Thursday, September 19, 2024

ASX 200 LIVE: Shares dip; Tapcorp taps AFL’s McLachlan as new chief; Bapcor secures $400m in debt; China steel output jumps; oil prices slip.

Must read

Australian shares had a subdued tone on Monday with energy and tech leading losses, while investors were cautious ahead of the Reserve Bank’s rate decision and concerns about France’s pending elections.

The benchmark S&P/ASX 200 eased 0.1 per cent or 3.7 points to 7720.30, extending a 1.7 per cent drop over last week. That was the biggest decline in two months. All Ords also drifted 0.1 per cent lower.

Of the 11 sectors, five flashed red with weaker oil prices weighing on energy. Brent fell 0.3 per cent to $US82.34 a barrel and light crude also lost 0.3 per cent to $US78.18.

Santos dropped 1.1 per cent, Beach Energy and Woodside were both 0.6 per cent lower. Ampol fell 0.9 per cent.

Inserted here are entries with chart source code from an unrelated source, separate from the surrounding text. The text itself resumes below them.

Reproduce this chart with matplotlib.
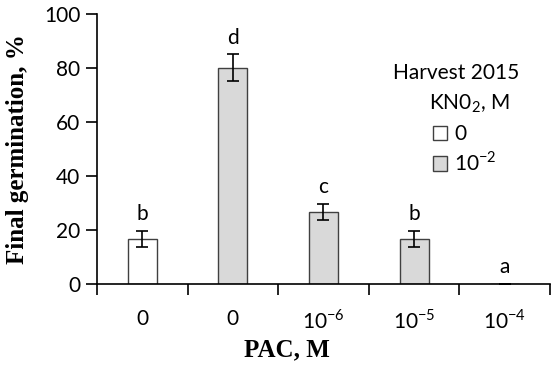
import numpy as np
import matplotlib.pyplot as plt
from matplotlib.patches import Patch

# data
categories = ['0', '0', r'10$^{\mathregular{-6}}$', r'10$^{\mathregular{-5}}$', r'10$^{\mathregular{-4}}$']
values = [16.7, 80.0, 26.7, 16.7, 0.0]
errors = [3.0, 5.0, 3.0, 3.0, 0.0]
letters = ['b', 'd', 'c', 'b', 'a']
kno2_group = [0, 1, 1, 1, 1]  # 0 -> no KNO2, 1 -> 10^-2
group_labels = ['0', r'10$^{\mathregular{-2}}$']
group_colors = ['white', '#d9d9d9']

plt.rcParams['font.family'] = ['Lato', 'DejaVu Sans']
plt.rcParams['mathtext.fontset'] = 'custom'
plt.rcParams['mathtext.rm'] = 'Lato'

fig = plt.figure(figsize=(5.51, 3.66), dpi=100)
ax = fig.add_axes([0.176, 0.224, 0.822, 0.738])

x = np.arange(len(values))
colors = [group_colors[g] for g in kno2_group]
ax.bar(x, values, width=0.32, color=colors, edgecolor='#404040', linewidth=1.0,
       yerr=errors, capsize=4, error_kw={'elinewidth': 1.2, 'capthick': 1.2, 'ecolor': 'black'})

for xi, v, e, lt in zip(x, values, errors, letters):
    ax.text(xi, v + e + 2.5, lt, ha='center', va='bottom', fontsize=15)

ax.set_xlim(-0.5, len(values) - 0.5)
ax.set_ylim(0, 100)
ax.set_yticks([0, 20, 40, 60, 80, 100])
ax.set_xticks(x)
ax.set_xticklabels(categories)
ax.set_xticks(np.arange(-0.5, len(values)), minor=True)
ax.tick_params(axis='x', which='major', length=0, pad=18, labelsize=15)
ax.tick_params(axis='x', which='minor', length=8, width=1.2, direction='out')
ax.tick_params(axis='y', length=8, width=1.2, direction='out', labelsize=15, pad=4)

for s in ['top', 'right']:
    ax.spines[s].set_visible(False)
for s in ['left', 'bottom']:
    ax.spines[s].set_linewidth(1.2)

ax.set_ylabel('Final germination, %', family='Liberation Serif', fontweight='bold', fontsize=18, labelpad=11)
ax.set_xlabel('PAC, M', family='Liberation Serif', fontweight='bold', fontsize=18, labelpad=8)
ax.xaxis.set_label_coords(0.42, -0.2)

# legend
fig.text(0.713, 0.80, 'Harvest 2015', fontsize=15, va='center')
fig.text(0.778, 0.718, r'KN0$_{\mathregular{2}}$, M', fontsize=15, va='center')
handles = [Patch(facecolor=c, edgecolor='#404040', linewidth=1.0) for c in group_colors]
ax.legend(handles, group_labels, loc='upper left', bbox_to_anchor=(0.785, 0.66),
          bbox_transform=fig.transFigure, frameon=False, fontsize=15,
          handlelength=0.7, handleheight=0.7, handletextpad=0.35, labelspacing=0.3,
          borderaxespad=0, borderpad=0)

fig.savefig('out.png', dpi=100)
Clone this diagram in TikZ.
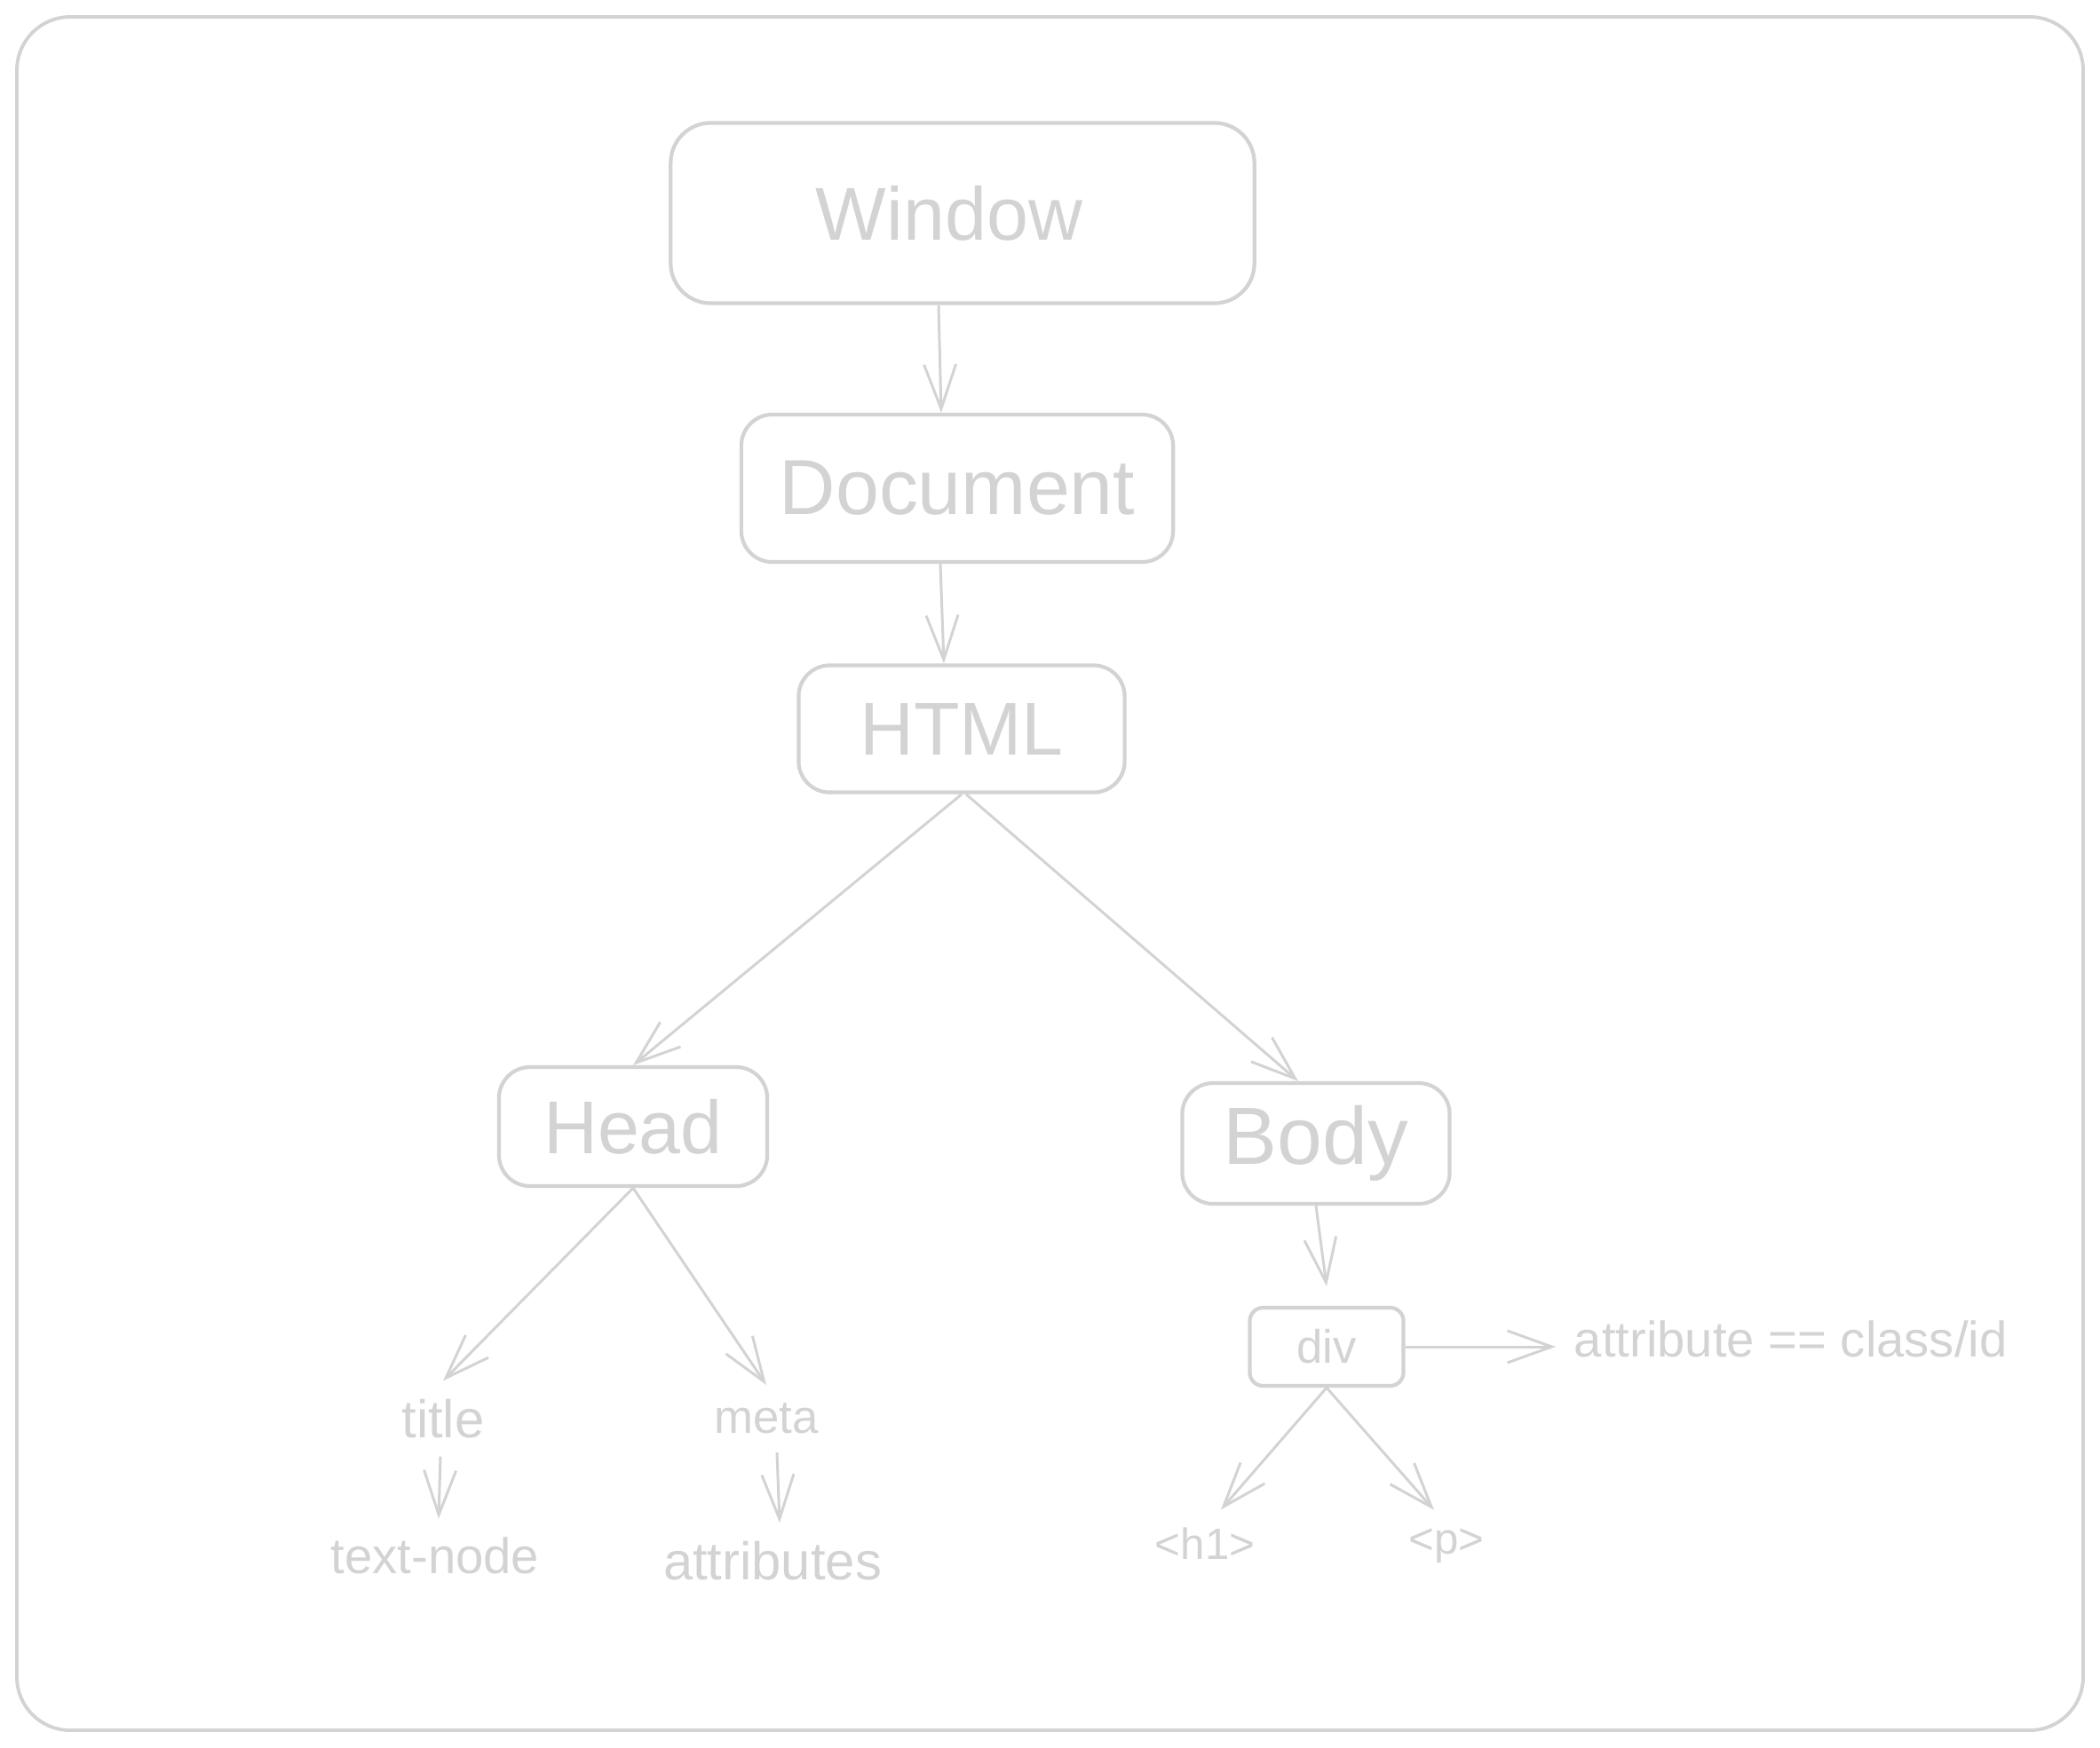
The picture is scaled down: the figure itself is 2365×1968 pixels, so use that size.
\documentclass[tikz,border=0pt]{standalone}
\usepackage{fontspec}
\setmainfont{Liberation Sans}
\usepackage{tikz}
\usepackage{xcolor}
\usetikzlibrary{arrows.meta,positioning}
\definecolor{sketch}{HTML}{D3D3D3}

\begin{document}
\begin{tikzpicture}[
    x=0.01cm, y=-0.01cm,
    box/.style={rectangle, draw=sketch, line width=1.2pt, rounded corners=0.35cm, inner sep=0pt, align=center, text=sketch},
    big/.style={box, font=\fontsize{24}{28}\selectfont},
    small/.style={box, rounded corners=0.15cm, font=\fontsize{15}{18}\selectfont},
    lbl/.style={text=sketch, inner sep=0.2cm, font=\fontsize{16}{19}\selectfont},
    link/.style={draw=sketch, line width=0.85pt, -{Straight Barb[length=0.5cm,width=0.36cm]}}
]

\useasboundingbox (0,0) rectangle (2365,1968);

% Frame
\draw[sketch, line width=1.1pt, rounded corners=0.6cm] (19,19) rectangle (2346,1949);

% Main chain
\node[big, minimum width=6.57cm, minimum height=2.03cm, rounded corners=0.45cm] (win) at (1084,240) {Window\hspace*{0.3cm}};
\node[big, minimum width=4.86cm, minimum height=1.66cm, font=\fontsize{25}{29}\selectfont] (doc) at (1078,550) {Document};
\node[big, minimum width=3.67cm, minimum height=1.43cm] (html) at (1083,821) {HTML};

\draw[link] ([xshift=-0.27cm]win.south) -- ([xshift=-0.18cm]doc.north);
\draw[link] ([xshift=-0.19cm]doc.south) -- ([xshift=-0.2cm]html.north);

% Head side
\node[big, minimum width=3.02cm, minimum height=1.34cm] (head) at (713,1269) {Head};
\node[lbl, font=\fontsize{17}{20}\selectfont] (title) at (499,1598) {title};
\node[lbl, font=\fontsize{15}{18}\selectfont] (meta) at (863,1598) {meta};
\node[lbl] (tnode) at (490,1752) {text-node};
\node[lbl, font=\fontsize{17}{20}\selectfont] (attrs) at (870,1758) {attributes};

\draw[link] (html.south) -- (head.north);
\draw[link] (head.south) -- (title.north);
\draw[link] (head.south) -- (meta.north);
\draw[link] ([xshift=-0.03cm]title.south) -- ([xshift=-0.05cm]title.south |- tnode.north);
\draw[link] ([xshift=0.12cm]meta.south) -- ([xshift=0.15cm]meta.south |- attrs.north);

% Body side
\node[big, minimum width=3.01cm, minimum height=1.36cm, font=\fontsize{26}{30}\selectfont] (body) at (1482,1288) {Body};
\node[small, minimum width=1.73cm, minimum height=0.88cm] (div) at (1494,1517) {div};
\node[lbl, anchor=west] (attr) at (1752,1508) {attribute == class/id};
\node[lbl, font=\fontsize{14}{17}\selectfont] (hone) at (1357,1739) {<h1>};
\node[lbl, font=\fontsize{14}{17}\selectfont] (para) at (1629,1741) {<p>};

\draw[link] ([xshift=0.05cm]html.south) -- ([xshift=-0.2cm]body.north);
\draw[link] (body.south) -- ([yshift=0.22cm]div.north);
\draw[link] (div.east) -- (attr.west |- div.east);
\draw[link] (div.south) -- ([xshift=0.18cm]hone.north);
\draw[link] (div.south) -- ([xshift=-0.14cm]para.north);
\end{tikzpicture}
\end{document}
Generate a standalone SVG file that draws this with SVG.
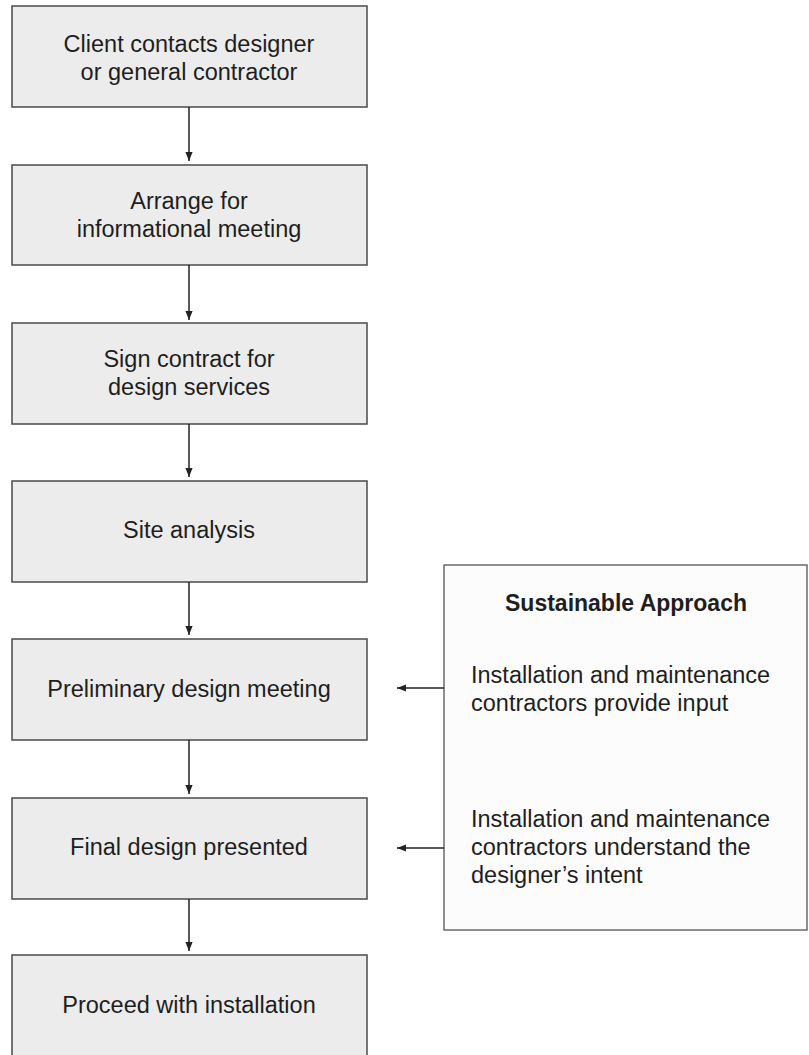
<svg xmlns="http://www.w3.org/2000/svg" width="809" height="1055" viewBox="0 0 809 1055">
<defs>
<style>
.box{fill:#ececec;stroke:#4a4a4a;stroke-width:1.5}
.side{fill:#fcfcfc;stroke:#6a6a6a;stroke-width:1.5}
.t{font-family:"Liberation Sans",Arial,sans-serif;font-size:23.5px;fill:#1e1e1e}
.c{text-anchor:middle}
.b{font-weight:bold;font-size:23px}
.conn{stroke:#222;stroke-width:1.5;fill:none}
</style>
<marker id="ah" viewBox="0 0 10 8" refX="10" refY="4" markerWidth="9" markerHeight="7.2" markerUnits="userSpaceOnUse" orient="auto">
<path d="M0,0 L10,4 L0,8 z" fill="#222"/>
</marker>
</defs>
<rect width="809" height="1055" fill="#ffffff"/>
<g id="n1"><rect class="box" x="12" y="6" width="355" height="101"/>
<text class="t c" x="189" y="52">Client contacts designer</text>
<text class="t c" x="189" y="80">or general contractor</text></g>
<g id="n2"><rect class="box" x="12" y="165" width="355" height="100"/>
<text class="t c" x="189" y="209">Arrange for</text>
<text class="t c" x="189" y="237">informational meeting</text></g>
<g id="n3"><rect class="box" x="12" y="323" width="355" height="101"/>
<text class="t c" x="189" y="367">Sign contract for</text>
<text class="t c" x="189" y="395">design services</text></g>
<g id="n4"><rect class="box" x="12" y="481" width="355" height="101"/>
<text class="t c" x="189" y="538">Site analysis</text></g>
<g id="n5"><rect class="box" x="12" y="639" width="355" height="101"/>
<text class="t c" x="189" y="697">Preliminary design meeting</text></g>
<g id="n6"><rect class="box" x="12" y="798" width="355" height="101"/>
<text class="t c" x="189" y="855">Final design presented</text></g>
<g id="n7"><rect class="box" x="12" y="955" width="355" height="105"/>
<text class="t c" x="189" y="1013">Proceed with installation</text></g>
<g id="sustainable"><rect class="side" x="444" y="565" width="363" height="365"/>
<text class="t c b" x="626" y="611">Sustainable Approach</text>
<text class="t" x="471" y="683">Installation and maintenance</text>
<text class="t" x="471" y="711">contractors provide input</text>
<text class="t" x="471" y="827">Installation and maintenance</text>
<text class="t" x="471" y="855">contractors understand the</text>
<text class="t" x="471" y="883">designer’s intent</text></g>
<g id="connectors">
<line class="conn" x1="189" y1="107" x2="189" y2="161" marker-end="url(#ah)"/>
<line class="conn" x1="189" y1="265" x2="189" y2="320" marker-end="url(#ah)"/>
<line class="conn" x1="189" y1="424" x2="189" y2="477" marker-end="url(#ah)"/>
<line class="conn" x1="189" y1="582" x2="189" y2="635" marker-end="url(#ah)"/>
<line class="conn" x1="189" y1="740" x2="189" y2="794" marker-end="url(#ah)"/>
<line class="conn" x1="189" y1="899" x2="189" y2="951" marker-end="url(#ah)"/>
<line class="conn" x1="444" y1="688" x2="397" y2="688" marker-end="url(#ah)"/>
<line class="conn" x1="444" y1="848" x2="397" y2="848" marker-end="url(#ah)"/>
</g>
</svg>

Tech stocks also retreated, with Wisetech off 2.9 per cent, Zip 2.4 per cent lower and EML Payments 1.7 per cent down. Family-tracking app Life360, however, extended gains, up 3 per cent, following a 9.2 per cent advance last week.

Miners came under pressure with index heavyweights Rio Tinto and BHP both 0.7 per cent lower. Fortescue slipped 0.1 per cent in a volatile session. Iron ore prices slid further on Monday after economic data in top consumer China undershot expectations and as floods in the country cast a shadow on the near-term demand outlook.

The benchmark July iron ore in Singapore slumped 2.3 per cent to $US105 a ton, pulling close to the $US100 psychological level.

Gold miners bucked the trend, bolstered by a rally in the precious metal as traders raised bets the US Federal Reserve will cut rates this year. Spot gold traded at $US2325.89 per ounce, having jumped 1.3 per cent on Friday.

Lower rates make non-yielding bullion more attractive than other assets such as Treasury bonds. Bellevue Gold jumped 2.7 per cent, De Grey and Gold Road each climbed 1.7 per cent.

The big four banks swung to gains, led by Westpac’s 0.7 per cent lift.

The Australian dollar traded at US66¢, having gained 0.5 per cent last week.

Europe sell-off

In Europe, stocks extended their sell-off as risk appetite was dampened by political uncertainties in France. The pan-European STOXX 600 fell 2.4 per cent on the week, its largest single-week percentage drop of 2024.

For local investors, all eyes will be on the Reserve Bank’s rate decision and comments on Tuesday when the central bank is expected to keep rates on hold as it looks for evidence that inflation is under control.

Complicating the RBA’s decision is a slightly expansionary Albanese government budget, according to an internal RBA analysis, which comes as wage growth is rising with looming tax cuts and energy rebates. The central bank is widely expected to repeat it is not ruling anything in or out and is in data-dependency mode.

Seven other central banks will hold their policy meetings this week, including the Bank of England, the Swiss National Bank, and Norway’s Norges Bank.

Stocks in focus

Wagering giant Tabcorp reversed early losses to be up 1.8 per cent as the company appointed former Australian Football League boss Gillon McLachlan as chief executive.

Integral Diagnostics dropped nearly 4 per cent on plans to merge with Capitol Health in a deal that values its smaller rival at about $413 million. Shares in Capitol Health skyrocketed 12 per cent.

Automotive parts retailer Bapcor slumped 3.1 per cent after securing $400 million in bank loans to refinance debt.